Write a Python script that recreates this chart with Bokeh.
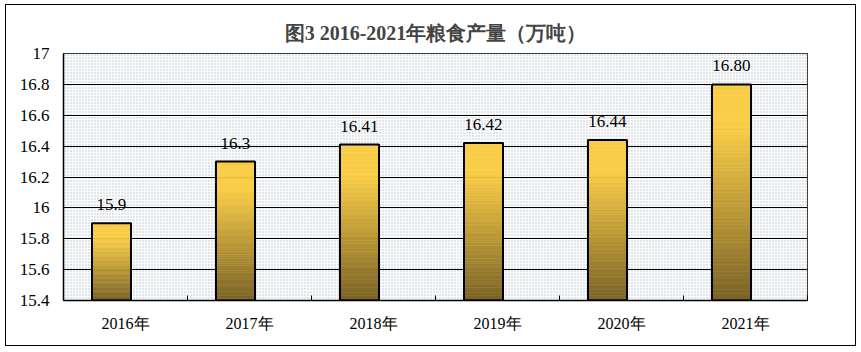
from bokeh.plotting import figure
from bokeh.models import FixedTicker, Range1d, ColumnDataSource
from bokeh.core.properties import value
from bokeh.embed import file_html
from bokeh.resources import INLINE

categories = ["2016年", "2017年", "2018年", "2019年", "2020年", "2021年"]
values = [15.9, 16.3, 16.41, 16.42, 16.44, 16.80]
value_labels = ["15.9", "16.3", "16.41", "16.42", "16.44", "16.80"]
y_ticks = [15.4, 15.6, 15.8, 16.0, 16.2, 16.4, 16.6, 16.8, 17.0]
y_tick_labels = ["15.4", "15.6", "15.8", "16", "16.2", "16.4", "16.6", "16.8", "17"]
title_text = "图3 2016-2021年粮食产量（万吨）"

Y0, Y1 = 15.4, 17.0
FONT = "Liberation Serif"

p = figure(width=851, height=342, output_backend="svg", toolbar_location=None,
           x_range=Range1d(0, len(categories)), y_range=Range1d(Y0, Y1),
           min_border_left=57, min_border_right=50, min_border_top=48, min_border_bottom=47)
p.styles = {"border": "1px solid black", "margin-left": "5px", "margin-top": "4px"}
p.background_fill_color = "white"
p.border_fill_color = "white"
p.outline_line_color = "black"
p.outline_line_width = 1

p.title.text = title_text
p.title.align = "center"
p.title.text_font = FONT
p.title.text_font_size = "20px"
p.title.text_font_style = "bold"
p.title.offset = -4
p.title.padding = 5

# dotted background of plot area
p.quad(left=[0], right=[len(categories)], bottom=[Y0], top=[Y1], fill_color="white",
       line_color=None, hatch_pattern="dot", hatch_color="#b0bec9", hatch_scale=3,
       hatch_weight=1, level="image")

# gradient bars made from thin slices
top_col = (249, 205, 70)
bot_col = (122, 98, 38)
N = 60
offset = -0.113
bw = 0.315
sl, sr, sb, st, sc = [], [], [], [], []
for i, v in enumerate(values):
    cx = i + 0.5 + offset
    h = v - Y0
    for k in range(N):
        b = Y0 + h * k / N
        t = Y0 + h * (k + 1) / N
        f = (k + 0.5) / N
        f2 = min(1.0, f * 1.25)
        c = tuple(int(bot_col[j] + (top_col[j] - bot_col[j]) * f2) for j in range(3))
        sl.append(cx - bw / 2); sr.append(cx + bw / 2); sb.append(b); st.append(t)
        sc.append("#%02x%02x%02x" % c)
p.quad(left=sl, right=sr, bottom=sb, top=st, fill_color=sc, line_color=sc, line_width=0.5)
bx = [i + 0.5 + offset for i in range(len(values))]
p.quad(left=[x - bw / 2 for x in bx], right=[x + bw / 2 for x in bx], bottom=[Y0] * len(values),
       top=values, fill_alpha=0, line_color="black", line_width=2)

# value labels
src = ColumnDataSource(dict(x=bx, y=values, t=value_labels))
p.text(x="x", y="y", text="t", source=src, text_font=value(FONT), text_font_size="17px",
       text_align="center", text_baseline="bottom", y_offset=-13, text_color="black")

# axes
p.xaxis.ticker = FixedTicker(ticks=[i + 0.5 for i in range(len(categories))],
                             minor_ticks=list(range(len(categories) + 1)))
p.xaxis.major_label_overrides = {i + 0.5: c for i, c in enumerate(categories)}
p.xaxis.major_tick_in = 0
p.xaxis.major_tick_out = 0
p.xaxis.minor_tick_in = 5
p.xaxis.minor_tick_out = 0
p.xaxis.minor_tick_line_color = "black"
p.xaxis.axis_line_color = "black"
p.xaxis.axis_line_width = 1.5
p.xaxis.major_label_standoff = 14
p.xaxis.major_label_text_font = FONT
p.xaxis.major_label_text_font_size = "16px"
p.xaxis.major_label_text_color = "black"

p.yaxis.ticker = FixedTicker(ticks=y_ticks)
p.yaxis.major_label_overrides = {t: l for t, l in zip(y_ticks, y_tick_labels)}
p.yaxis.major_tick_in = 0
p.yaxis.major_tick_out = 0
p.yaxis.minor_tick_in = 0
p.yaxis.minor_tick_out = 0
p.yaxis.axis_line_color = "black"
p.yaxis.axis_line_width = 1.5
p.yaxis.major_label_standoff = 14
p.yaxis.major_label_text_font = FONT
p.yaxis.major_label_text_font_size = "17px"
p.yaxis.major_label_text_color = "black"

p.xgrid.visible = False
p.ygrid.ticker = FixedTicker(ticks=y_ticks[1:-1])
p.ygrid.grid_line_color = "black"
p.ygrid.grid_line_width = 1

open("out.html", "w").write(file_html(p, INLINE))
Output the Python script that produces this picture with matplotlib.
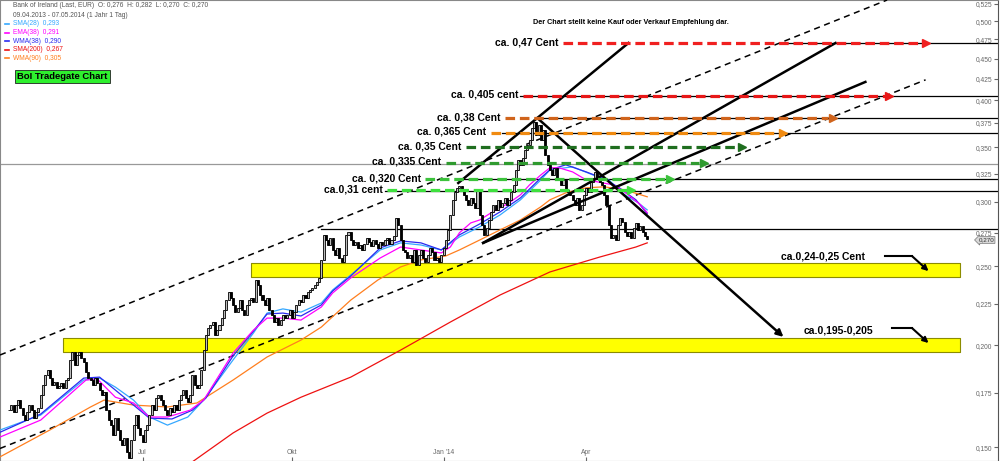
import numpy as np
import pandas as pd
import matplotlib
matplotlib.use('Agg')
import matplotlib.pyplot as plt
from matplotlib.ticker import FixedLocator, FixedFormatter, NullLocator, NullFormatter
from matplotlib.transforms import blended_transform_factory

plt.rcParams['font.family'] = ['Liberation Sans', 'DejaVu Sans']

# Bank of Ireland, Tradegate, daily closes 09.04.2013 - 07.05.2014 (EUR)
close = [
    0.1665, 0.1689, 0.1656, 0.1689, 0.1713,
    0.1675, 0.1642, 0.1619, 0.1656, 0.1689, 0.1665, 0.1628, 0.1656, 0.1675,
    0.1737, 0.1787, 0.1839, 0.1865, 0.1823,
    0.1787, 0.1803, 0.1772, 0.1782, 0.1798, 0.1772, 0.1813, 0.1823,
    0.1919, 0.1962, 0.1892, 0.1946, 0.1962, 0.1930, 0.1908, 0.1855, 0.1823,
    0.1813, 0.1787, 0.1823, 0.1798, 0.1762, 0.1737, 0.1752, 0.1665, 0.1619,
    0.1596, 0.1552, 0.1628, 0.1574, 0.1530, 0.1508, 0.1539, 0.1479, 0.1454,
    0.1530, 0.1596, 0.1642, 0.1583, 0.1552, 0.1521, 0.1574, 0.1596,
    0.1642, 0.1689, 0.1665, 0.1723, 0.1737, 0.1713, 0.1689,
    0.1665, 0.1642, 0.1675, 0.1656, 0.1689, 0.1665,
    0.1713, 0.1737, 0.1762, 0.1723, 0.1703, 0.1737, 0.1839, 0.1787, 0.1772, 0.1787,
    0.1865, 0.1973, 0.2059, 0.2100, 0.2118, 0.2136, 0.2059,
    0.2088, 0.2118, 0.2160, 0.2210, 0.2273, 0.2326, 0.2286,
    0.2242, 0.2197, 0.2223, 0.2273, 0.2210, 0.2179, 0.2242, 0.2273, 0.2286, 0.2260,
    0.2406, 0.2372, 0.2306, 0.2273, 0.2242, 0.2286, 0.2210,
    0.2179, 0.2136, 0.2160, 0.2118, 0.2148, 0.2179, 0.2160,
    0.2179, 0.2210, 0.2160, 0.2197, 0.2242, 0.2273, 0.2260, 0.2306,
    0.2286, 0.2326, 0.2339, 0.2352, 0.2372, 0.2392, 0.2420, 0.2546, 0.2733,
    0.2694, 0.2656, 0.2709, 0.2619, 0.2582, 0.2634, 0.2560, 0.2532, 0.2582,
    0.2733, 0.2756, 0.2694, 0.2656,
    0.2679, 0.2634, 0.2656, 0.2619, 0.2664, 0.2709, 0.2679, 0.2649, 0.2694,
    0.2664, 0.2634, 0.2679, 0.2656, 0.2694, 0.2709, 0.2664, 0.2694, 0.2725,
    0.2867, 0.2812, 0.2694, 0.2619,
    0.2604, 0.2560, 0.2582, 0.2532, 0.2619, 0.2511,
    0.2582, 0.2619, 0.2560, 0.2532, 0.2582, 0.2634, 0.2604, 0.2546, 0.2560,
    0.2532, 0.2582, 0.2634, 0.2694, 0.2772,
    0.2892, 0.3018, 0.3086, 0.3122, 0.3140, 0.3104,
    0.3061, 0.3018, 0.2976, 0.3035, 0.2993, 0.2950, 0.3104, 0.2892,
    0.2812, 0.2733, 0.2788, 0.2851, 0.2917, 0.2976, 0.2933, 0.3018, 0.2959,
    0.2993, 0.3035, 0.2976, 0.3018, 0.3086, 0.3148,
    0.3285, 0.3380, 0.3332, 0.3399, 0.3477, 0.3527, 0.3577,
    0.3700, 0.3763, 0.3628, 0.3731, 0.3577, 0.3679, 0.3428, 0.3332,
    0.3285, 0.3238, 0.3304, 0.3193, 0.3211, 0.3148, 0.3193, 0.3104, 0.3086,
    0.3061, 0.3018, 0.2976, 0.3035, 0.2933, 0.2976,
    0.3061, 0.3122, 0.3086, 0.3175, 0.3211, 0.3266, 0.3211, 0.3175, 0.3148,
    0.3061, 0.2976, 0.2812, 0.2709, 0.2733, 0.2694,
    0.2812, 0.2867, 0.2835, 0.2756, 0.2725, 0.2756, 0.2709,
    0.2788, 0.2827, 0.2772, 0.2804, 0.2756, 0.2725, 0.2700,
]
dates = pd.bdate_range('2013-04-09', periods=len(close))

# indicator lines, read at selected trading days
sma28_day = [-4, 14, 33, 40, 47, 55, 62, 70, 79, 86, 99, 108, 114, 121, 129, 138, 143, 151,
             164, 173, 182, 191, 199, 208, 217, 226, 235, 239, 249, 258, 265, 272, 278, 282]
sma28 = [0.1574, 0.1642, 0.1813, 0.1823, 0.1777, 0.1713, 0.1633, 0.1596, 0.1633, 0.1713,
         0.1919, 0.2071, 0.2191, 0.2217, 0.2197, 0.2254, 0.2339, 0.2440, 0.2619, 0.2672,
         0.2656, 0.2619, 0.2717, 0.2796, 0.2892, 0.3018, 0.3193, 0.3285, 0.3313, 0.3238,
         0.3193, 0.3061, 0.2993, 0.2933]

ema38_day = [-4, 14, 34, 39, 47, 55, 62, 70, 80, 86, 99, 108, 114, 121, 129, 138, 143, 151,
             164, 173, 182, 191, 195, 199, 204, 208, 213, 217, 221, 226, 230, 235, 239, 243,
             249, 255, 260, 267, 272, 279, 282]
ema38 = [0.1543, 0.1619, 0.1813, 0.1818, 0.1727, 0.1699, 0.1633, 0.1633, 0.1665, 0.1713,
         0.1957, 0.2088, 0.2160, 0.2160, 0.2148, 0.2229, 0.2319, 0.2420, 0.2560, 0.2641,
         0.2619, 0.2597, 0.2641, 0.2749, 0.2827, 0.2851, 0.2909, 0.2950, 0.2993, 0.3061,
         0.3148, 0.3238, 0.3304, 0.3304, 0.3266, 0.3193, 0.3175, 0.3148, 0.3086, 0.2976,
         0.2910]

wma38_day = [-4, 14, 33, 40, 47, 55, 62, 72, 81, 87, 99, 108, 114, 121, 129, 138, 143, 151,
             164, 173, 182, 191, 199, 208, 217, 226, 235, 239, 246, 255, 262, 269, 277, 282]
wma38 = [0.1564, 0.1647, 0.1823, 0.1828, 0.1762, 0.1689, 0.1628, 0.1624, 0.1665, 0.1723,
         0.1941, 0.2082, 0.2185, 0.2191, 0.2173, 0.2242, 0.2332, 0.2433, 0.2634, 0.2687,
         0.2672, 0.2619, 0.2733, 0.2819, 0.2917, 0.3035, 0.3211, 0.3285, 0.3332, 0.3266,
         0.3211, 0.3131, 0.3018, 0.2901]

wma90_day = [-4, 18, 36, 42, 55, 70, 83, 99, 114, 129, 138, 151, 163, 173, 182, 193, 199,
             208, 217, 226, 235, 239, 246, 255, 263, 272, 282]
wma90 = [0.1459, 0.1574, 0.1680, 0.1713, 0.1689, 0.1680, 0.1699, 0.1813, 0.1935, 0.2030,
         0.2106, 0.2273, 0.2406, 0.2496, 0.2546, 0.2575, 0.2619, 0.2694, 0.2772, 0.2851,
         0.2959, 0.3018, 0.3078, 0.3122, 0.3131, 0.3104, 0.3044]

sma200_day = [80, 99, 114, 129, 151, 173, 195, 217, 239, 261, 277, 282]
sma200 = [0.1432, 0.1561, 0.1651, 0.1727, 0.1828, 0.1973, 0.2136, 0.2306, 0.2461, 0.2567,
          0.2641, 0.2672]

# drawn price targets
target_levels = [0.47, 0.405, 0.38, 0.365, 0.35, 0.335, 0.32, 0.31]
target_labels = ['ca. 0,47 Cent', 'ca. 0,405 cent', 'ca. 0,38 Cent', 'ca. 0,365 Cent',
                 'ca. 0,35 Cent', 'ca. 0,335 Cent', 'ca. 0,320 Cent', 'ca.0,31 cent']
target_colors = ['#f02020', '#e81818', '#d0641c', '#f08a10', '#1f6e1f', '#2f9a2f', '#3cc23c', '#3ee03e']
target_start = [245, 227, 219, 213, 202, 193, 184, 167]
target_end = [405, 389, 364, 342, 324, 307, 292, 275]

# horizontal support / resistance lines
hline_levels = [0.47, 0.405, 0.38, 0.365, 0.334, 0.32, 0.309, 0.2775]
hline_start = [341, 226, 235, 218, -4, 198, 166, 138]

# support zones
zone_low = [0.2426, 0.1962]
zone_high = [0.2523, 0.2041]
zone_start = [107, 24]
zone_end = [420, 420]

ytick_vals = [0.150, 0.175, 0.200, 0.225, 0.250, 0.275, 0.300, 0.325, 0.350, 0.375,
              0.400, 0.425, 0.450, 0.475, 0.500, 0.525]
ytick_text = ['0,%03d' % round(v * 1000) for v in ytick_vals]
xtick_dates = ['2013-07-01', '2013-10-01', '2014-01-02', '2014-04-01']
xtick_text = ['Jul', 'Okt', "Jan '14", 'Apr']

fig = plt.figure(figsize=(10, 4.61), dpi=100)
ax = fig.add_axes([0, 0, 0.998, 1])
ax.set_yscale('log')
ax.set_xlim(-4, 437)
ax.set_ylim(0.1442, 0.531)

# yellow zones
for lo_, hi_, x0, x1 in zip(zone_low, zone_high, zone_start, zone_end):
    ax.fill_between([x0, x1], lo_, hi_, facecolor='#ffff00', edgecolor='#8c8c00', lw=0.8, zorder=1)

# horizontal lines
for lev, x0 in zip(hline_levels, hline_start):
    col = '#999999' if x0 < 0 else 'black'
    ax.plot([x0, 437], [lev, lev], color=col, lw=0.9, zorder=2)

# channel (dashed)
ax.plot([-4, 388], [0.1946, 0.531], color='black', lw=1.1, dashes=(4, 3), zorder=3)
ax.plot([-4, 405], [0.1494, 0.4237], color='black', lw=1.1, dashes=(4, 3), zorder=3)

# indicators
ax.plot(sma200_day, sma200, color='#ee1111', lw=0.9, zorder=4)
ax.plot(wma90_day, wma90, color='#ff7f1e', lw=0.9, zorder=4)
ax.plot(sma28_day, sma28, color='#35a8ff', lw=0.9, zorder=4)
ax.plot(wma38_day, wma38, color='#2a2af0', lw=0.9, zorder=4)
ax.plot(ema38_day, ema38, color='#ff00ff', lw=0.9, zorder=4)

# candles
c = np.array(close)
o = np.r_[c[0], c[:-1]]
xd = np.arange(len(c))
lo = np.minimum(o, c)
hi = np.maximum(o, c)
up = c >= o
ax.vlines(xd, lo, hi, color='black', lw=0.8, zorder=5)
ax.bar(xd[up], hi[up] - lo[up], bottom=lo[up], width=0.9, color='#bbbbbb',
       edgecolor='black', lw=0.6, zorder=6)
ax.bar(xd[~up], hi[~up] - lo[~up], bottom=lo[~up], width=0.9, color='black',
       edgecolor='black', lw=0.6, zorder=6)

# trend lines
ax.plot([198.5, 273.7], [0.3165, 0.4702], color='black', lw=1.8, zorder=7)
ax.plot([209.5, 365.2], [0.2672, 0.4702], color='black', lw=1.8, zorder=7)
ax.plot([209.5, 378.4], [0.2672, 0.4212], color='black', lw=1.8, zorder=7)
ax.annotate('', xy=(342.2, 0.2048), xytext=(233.4, 0.3804),
            arrowprops=dict(arrowstyle='-|>', lw=1.8, color='black', mutation_scale=10,
                            shrinkA=0, shrinkB=0), zorder=7)

# target arrows and labels
for lev, lab, col, x0, x1 in zip(target_levels, target_labels, target_colors, target_start, target_end):
    ax.plot([x0, x1 - 2], [lev, lev], color=col, lw=2.3, dashes=(3, 1.5), zorder=8)
    ax.plot(x1, lev, marker='>', ms=6, color=col, mec=col, zorder=8)
    ax.text(x0 - 2, lev * 1.003, lab, ha='right', va='center', fontsize=7.5,
            fontweight='bold', color='black', zorder=9)

# zone labels with bent arrows
ax.text(341, 0.2570, 'ca.0,24-0,25 Cent', ha='left', va='center', fontsize=7.5, fontweight='bold')
ax.plot([387, 399], [0.2574, 0.2574], color='black', lw=1.5)
ax.annotate('', xy=(406.3, 0.2467), xytext=(399, 0.2574),
            arrowprops=dict(arrowstyle='-|>', lw=1.5, color='black', mutation_scale=8,
                            shrinkA=0, shrinkB=0))
ax.text(351, 0.2087, 'ca.0,195-0,205', ha='left', va='center', fontsize=7.5, fontweight='bold')
ax.plot([390, 399], [0.2100, 0.2100], color='black', lw=1.5)
ax.annotate('', xy=(406.3, 0.2013), xytext=(399, 0.2100),
            arrowprops=dict(arrowstyle='-|>', lw=1.5, color='black', mutation_scale=8,
                            shrinkA=0, shrinkB=0))

ax.text(0.534, 0.952, 'Der Chart stellt keine Kauf oder Verkauf Empfehlung dar.',
        transform=ax.transAxes, fontsize=5.2, fontweight='bold', va='center')

# header / legend
ax.text(0.013, 0.987, 'Bank of Ireland (Last, EUR)  O: 0,276  H: 0,282  L: 0,270  C: 0,270',
        transform=ax.transAxes, fontsize=4.8, color='#555555', va='center')
ax.text(0.013, 0.967, '09.04.2013 - 07.05.2014 (1 Jahr 1 Tag)',
        transform=ax.transAxes, fontsize=4.8, color='#555555', va='center')
legend_rows = [('SMA(28)  0,293', '#35a8ff'), ('EMA(38)  0,291', '#ff00ff'),
               ('WMA(38)  0,290', '#2a2af0'), ('SMA(200)  0,267', '#ee1111'),
               ('WMA(90)  0,305', '#ff7f1e')]
for k, (txt, col) in enumerate(legend_rows):
    yy = 0.948 - k * 0.0185
    ax.plot([0.005, 0.009], [yy, yy], color=col, lw=1.2, transform=ax.transAxes)
    ax.text(0.013, yy, txt, transform=ax.transAxes, fontsize=4.8, color=col, va='center')

ax.text(0.017, 0.834, 'BoI Tradegate Chart', transform=ax.transAxes, fontsize=6.8,
        fontweight='bold', color='black', va='center',
        bbox=dict(boxstyle='square,pad=0.25', fc='#2ef02e', ec='#222222', lw=0.6))

# last price tag
tr = blended_transform_factory(ax.transAxes, ax.transData)
ax.text(0.996, 0.2694, '0,270', transform=tr, ha='right', va='center', fontsize=4.5,
        color='#333333', bbox=dict(boxstyle='larrow,pad=0.15', fc='#d8d8d8', ec='#777777', lw=0.5))

# axes
ax.yaxis.tick_right()
ax.yaxis.set_major_locator(FixedLocator(ytick_vals))
ax.yaxis.set_major_formatter(FixedFormatter(ytick_text))
ax.yaxis.set_minor_locator(NullLocator())
ax.yaxis.set_minor_formatter(NullFormatter())
ax.tick_params(axis='y', direction='in', length=3, pad=-4, labelsize=4.8,
               labelcolor='#666666', color='#666666')
for lab in ax.get_yticklabels():
    lab.set_horizontalalignment('right')

xpos = [dates.searchsorted(pd.Timestamp(d)) for d in xtick_dates]
ax.set_xticks(xpos)
ax.set_xticklabels(xtick_text)
ax.tick_params(axis='x', direction='in', length=3, pad=-9, labelsize=4.8,
               labelcolor='#666666', color='#666666')

for s in ['left', 'top', 'bottom']:
    ax.spines[s].set_color('#888888')
    ax.spines[s].set_linewidth(0.8)
ax.spines['right'].set_color('#555555')

fig.savefig('out.png', dpi=100)
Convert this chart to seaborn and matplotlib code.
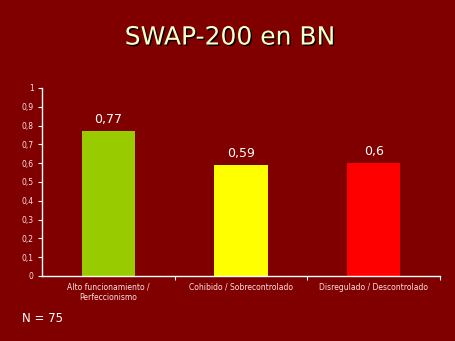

Goal of the exercise
Please quote the lines of the material, beginning with the first and ending with the one that contains "from bokeh.resources import INLINE", exactly as written and without any pictures.

Solution to this exercise
Write a Python script that recreates this chart with Bokeh.
from bokeh.plotting import figure
from bokeh.models import FixedTicker, Range1d, ColumnDataSource
from bokeh.core.properties import value
from bokeh.embed import file_html
from bokeh.resources import INLINE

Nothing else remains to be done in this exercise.